Troubles at work, struggles in your personal life, health concerns – all add to a lagging libido, nudging the desire for desire to drop off the edge of our daily diaries. And wouldn’t we be so much better off if we could rally our feral forces, and indulge in some quality coupling?
For women, there’s no question that hormonal swings are a cagey culprit, especially as we near middle age. We have ways to combat that, but there are many reasons for a low libido.
Just as often, it seems that “real life” is doing the dirty deed of knocking off our sensual side – slaying our sex drive in the fatigue of caring for kids, fighting for a buck in a tough economy, or with health issues and sleep deprivation.
Libido took a plunge when my paychecks stopped (hello, Recession?) and then plummeted farther still, under the combined weight of single parenthood, insomnia (over money), and a passel of ensuing concerns that left me emotionally and physically threadbare.
But something, happily, has changed: tangled torsos in my dreams.

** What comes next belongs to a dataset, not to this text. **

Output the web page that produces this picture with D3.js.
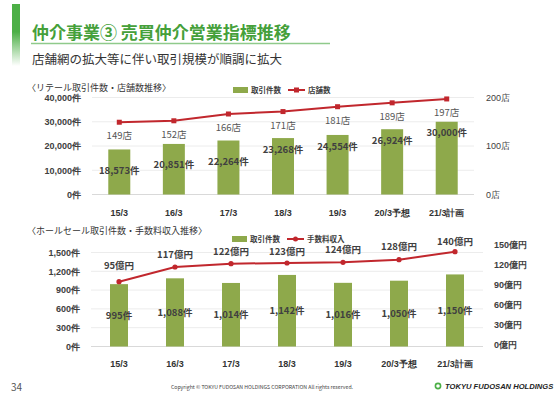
<!DOCTYPE html>
<html>
<head>
<meta charset="utf-8">
<script src="https://cdn.jsdelivr.net/npm/d3@7"></script>
<style>
  body { margin: 0; background: #fff; }
  svg { display: block; font-family: "Noto Sans CJK JP", "Noto Sans", sans-serif; }
</style>
</head>
<body>
<svg id="chart" width="560" height="396"></svg>
<script>
// data
const years = ["15/3", "16/3", "17/3", "18/3", "19/3", "20/3予想", "21/3計画"];
const retailDeals = [18573, 20851, 22264, 23268, 24554, 26924, 30000];
const retailStores = [149, 152, 166, 171, 181, 189, 197];
const wholesaleDeals = [995, 1088, 1014, 1142, 1016, 1050, 1150];
const wholesaleFees = [95, 117, 122, 123, 124, 128, 140];

const retailTicks = [0, 10000, 20000, 30000, 40000];
const storeTicks = [0, 100, 200];
const wholesaleTicks = [0, 300, 600, 900, 1200, 1500];
const feeTicks = [0, 30, 60, 90, 120, 150];

// label nudges (as placed on the slide)
const retailLabelDy = [25, 24, 24, 15, 15, 15, 14.5];
const feeLabelDy = [-13, -9.5, -9, -8.5, -9, -9.5, -7];

const green = "#8ea94b";
const red = "#c1272d";
const dark = "#404040";
const fmt = d3.format(",");

const svg = d3.select("#chart");

// header
const grad = svg.append("defs").append("linearGradient")
  .attr("id", "fade").attr("x1", 0).attr("x2", 0).attr("y1", 0).attr("y2", 1);
grad.append("stop").attr("offset", "0%").attr("stop-color", "#4caf46");
grad.append("stop").attr("offset", "45%").attr("stop-color", "#4caf46");
grad.append("stop").attr("offset", "100%").attr("stop-color", "#4caf46").attr("stop-opacity", 0);
svg.append("rect").attr("x", 12).attr("y", 4).attr("width", 8).attr("height", 62).attr("fill", "url(#fade)");

svg.append("text").attr("x", 32).attr("y", 39)
  .attr("font-size", 17).attr("font-weight", "bold").attr("fill", "#45a03a")
  .text("仲介事業③ 売買仲介営業指標推移");
svg.append("line").attr("x1", 31).attr("x2", 330).attr("y1", 43.5).attr("y2", 43.5)
  .attr("stroke", "#8fca8b").attr("stroke-width", 1.5);
svg.append("text").attr("x", 32).attr("y", 64)
  .attr("font-size", 12.5).attr("fill", "#333")
  .text("店舗網の拡大等に伴い取引規模が順調に拡大");

function drawPanel(opt) {
  const g = svg.append("g");

  const x = d3.scaleBand().domain(years).range(opt.xRange).paddingInner(0).paddingOuter(0);
  const y = d3.scaleLinear().domain([0, d3.max(opt.leftTicks)]).range(opt.yRange);
  const y2 = d3.scaleLinear().domain([0, d3.max(opt.rightTicks)]).range(opt.y2Range);

  // title
  g.append("text").attr("x", 27).attr("y", opt.titleY)
    .attr("font-size", 9).attr("fill", "#333").text(opt.title);

  // gridlines
  g.selectAll(".grid").data(opt.leftTicks).enter().append("line")
    .attr("x1", opt.xRange[0]).attr("x2", opt.xRange[1])
    .attr("y1", d => y(d)).attr("y2", d => y(d))
    .attr("stroke", d => d === 0 ? "#d9d9d9" : "#ececec").attr("stroke-width", 1);

  // left axis
  const left = g.append("g").attr("transform", `translate(${opt.leftX},0)`)
    .call(d3.axisLeft(y).tickValues(opt.leftTicks).tickSize(0).tickFormat(d => fmt(d) + "件"));
  left.select(".domain").remove();
  left.selectAll("text").attr("font-size", 9).attr("font-weight", "bold").attr("fill", dark)
    .attr("font-family", null);

  // right axis
  const right = g.append("g").attr("transform", `translate(${opt.rightX},0)`)
    .call(d3.axisRight(y2).tickValues(opt.rightTicks).tickSize(0).tickFormat(d => d + opt.rightUnit));
  right.select(".domain").remove();
  right.selectAll("text").attr("font-size", 9).attr("font-weight", opt.rightBold ? "bold" : "normal")
    .attr("fill", dark).attr("font-family", null);

  // bottom axis
  const bottom = g.append("g").attr("transform", `translate(0,${opt.yRange[0]})`)
    .call(d3.axisBottom(x).tickSize(0).tickPadding(opt.xPad));
  bottom.select(".domain").remove();
  bottom.selectAll("text").attr("font-size", 9).attr("font-weight", "bold").attr("fill", "#333")
    .attr("font-family", null);

  // bars
  g.selectAll(".bar").data(opt.bars).enter().append("rect")
    .attr("x", (d, i) => x(years[i]) + (x.bandwidth() - opt.barW) / 2)
    .attr("width", opt.barW)
    .attr("y", d => y(d))
    .attr("height", d => y(0) - y(d))
    .attr("fill", green);

  // line
  const line = d3.line().x((d, i) => x(years[i]) + x.bandwidth() / 2).y(d => y2(d));
  g.append("path").datum(opt.line).attr("d", line)
    .attr("fill", "none").attr("stroke", red).attr("stroke-width", 2);
  if (opt.square) {
    g.selectAll(".pt").data(opt.line).enter().append("rect")
      .attr("x", (d, i) => x(years[i]) + x.bandwidth() / 2 - 2.5)
      .attr("y", d => y2(d) - 2.5).attr("width", 5).attr("height", 5).attr("fill", red);
  } else {
    g.selectAll(".pt").data(opt.line).enter().append("circle")
      .attr("cx", (d, i) => x(years[i]) + x.bandwidth() / 2)
      .attr("cy", d => y2(d)).attr("r", 2.6).attr("fill", red);
  }

  // bar labels
  g.selectAll(".bl").data(opt.bars).enter().append("text")
    .attr("x", (d, i) => x(years[i]) + x.bandwidth() / 2)
    .attr("y", (d, i) => opt.barLabelY(d, i, y))
    .attr("text-anchor", "middle").attr("font-size", 9.5).attr("font-weight", "bold")
    .attr("fill", dark).text(d => fmt(d) + "件");

  // line labels
  g.selectAll(".ll").data(opt.line).enter().append("text")
    .attr("x", (d, i) => x(years[i]) + x.bandwidth() / 2)
    .attr("y", (d, i) => y2(d) + opt.lineDy[i])
    .attr("text-anchor", "middle").attr("font-size", 9.5)
    .attr("font-weight", opt.lineBold ? "bold" : "normal")
    .attr("fill", opt.lineBold ? dark : "#555").text(d => d + opt.rightUnit);

  // legend
  const lg = g.append("g").attr("transform", `translate(${opt.legendX},${opt.legendY})`);
  lg.append("rect").attr("x", 0).attr("y", -3).attr("width", 15).attr("height", 6).attr("fill", green);
  lg.append("text").attr("x", 18).attr("y", 3).attr("font-size", 7.5).attr("font-weight", "bold")
    .attr("fill", dark).text("取引件数");
  lg.append("line").attr("x1", 55).attr("x2", 72).attr("y1", 0).attr("y2", 0)
    .attr("stroke", red).attr("stroke-width", 2);
  if (opt.square) {
    lg.append("rect").attr("x", 61).attr("y", -2.5).attr("width", 5).attr("height", 5).attr("fill", red);
  } else {
    lg.append("circle").attr("cx", 63.5).attr("cy", 0).attr("r", 2.5).attr("fill", red);
  }
  lg.append("text").attr("x", 75).attr("y", 3).attr("font-size", 7.5).attr("font-weight", "bold")
    .attr("fill", dark).text(opt.lineName);
}

drawPanel({
  title: "〈リテール取引件数・店舗数推移〉",
  titleY: 91,
  xRange: [92, 474],
  yRange: [194.5, 97.5],
  y2Range: [194.5, 97.5],
  leftTicks: retailTicks,
  rightTicks: storeTicks,
  rightUnit: "店",
  rightBold: false,
  leftX: 84,
  rightX: 483,
  xPad: 15,
  barW: 22,
  bars: retailDeals,
  line: retailStores,
  square: true,
  lineBold: false,
  lineDy: retailStores.map(() => 17),
  barLabelY: (d, i, y) => y(d) + retailLabelDy[i],
  lineName: "店舗数",
  legendX: 233,
  legendY: 90
});

drawPanel({
  title: "〈ホールセール取引件数・手数料収入推移〉",
  titleY: 234,
  xRange: [91, 483],
  yRange: [346.5, 252.5],
  y2Range: [345, 245],
  leftTicks: wholesaleTicks,
  rightTicks: feeTicks,
  rightUnit: "億円",
  rightBold: true,
  leftX: 83,
  rightX: 491,
  xPad: 14,
  barW: 18,
  bars: wholesaleDeals,
  line: wholesaleFees,
  square: false,
  lineBold: true,
  lineDy: feeLabelDy,
  barLabelY: (d, i, y) => (y(d) + y(0)) / 2 + 3.5,
  lineName: "手数料収入",
  legendX: 232,
  legendY: 239
});

// footer
svg.append("text").attr("x", 11).attr("y", 391).attr("font-size", 10).attr("fill", "#555").text("34");
svg.append("text").attr("x", 262).attr("y", 389).attr("text-anchor", "middle")
  .attr("font-size", 5.2).attr("fill", "#444")
  .text("Copyright © TOKYU FUDOSAN HOLDINGS CORPORATION All rights reserved.");
svg.append("circle").attr("cx", 438).attr("cy", 386).attr("r", 2.6)
  .attr("fill", "none").attr("stroke", "#4caf46").attr("stroke-width", 1.6);
svg.append("text").attr("x", 445).attr("y", 389)
  .attr("font-size", 7.6).attr("font-weight", "bold").attr("font-style", "italic")
  .attr("fill", "#222").attr("font-family", "Liberation Sans, sans-serif")
  .text("TOKYU FUDOSAN HOLDINGS");
</script>
</body>
</html>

I woke this morning after a wildly restless night (covers and pillows tossed about); fresh in my mind were scenes and sensations of intertwined limbs, perfect pecs, lanky legs – bodies tantalizingly tangled, and I imagine mine was somewhere in the fray.
Let’s just say – I feel energized this morning.
And I consider this a good sign. Nothing significant has changed in my professional life, nor my personal life. But I’m getting out more – by myself. I’m grabbing my laptop or a pen and paper, chatting with strangers, and checking out the world beyond my home office. I’ve even indulged in flirting a little when not too chicken.
I suspect my upswing in dream activity (and libido) signals health. And hopefulness.
Sex is healthy, so is fantasy
Is anyone really going to dispute that the benefits of carnal knowledge outstrip a good book before bed? Human beings need touch. And fantasy. We need them as much in our 40s and 50s and 60s and later, as in our hot-and-heavy high school years. Or perhaps I should say, we need them differently. Not only for the joyful physical sensations, but to participate more fully in a culture that favors its young and vital, and renders those of us of a certain age increasingly invisible.
If we’re single moms and single dads, we may have spent many of our prime years raising children, and under strained circumstances.
We look up, find ourselves a decade or more older, and alone. Tired. Not our best selves, and feeling like we’re no longer marketable. We never signed up for this particular duty, yet here we are.
Is the outlook bleak?
I really couldn’t say. I’m still basking in the glow of a session of sensation, thanks to my subconscious. I’d like to think there are still great men “out there” who are unafraid of women their own age. I’d like to think we can toss off the yoke of Puritanism that strangles us in this country – easier said than done, but easier to accomplish as we mature.
And yes, I’ll take a page from the French, savoring all things sensuous, enjoying a little fantasy (or a lot) and for as long as possible. Including decades ahead, I hope, of amorous abandon.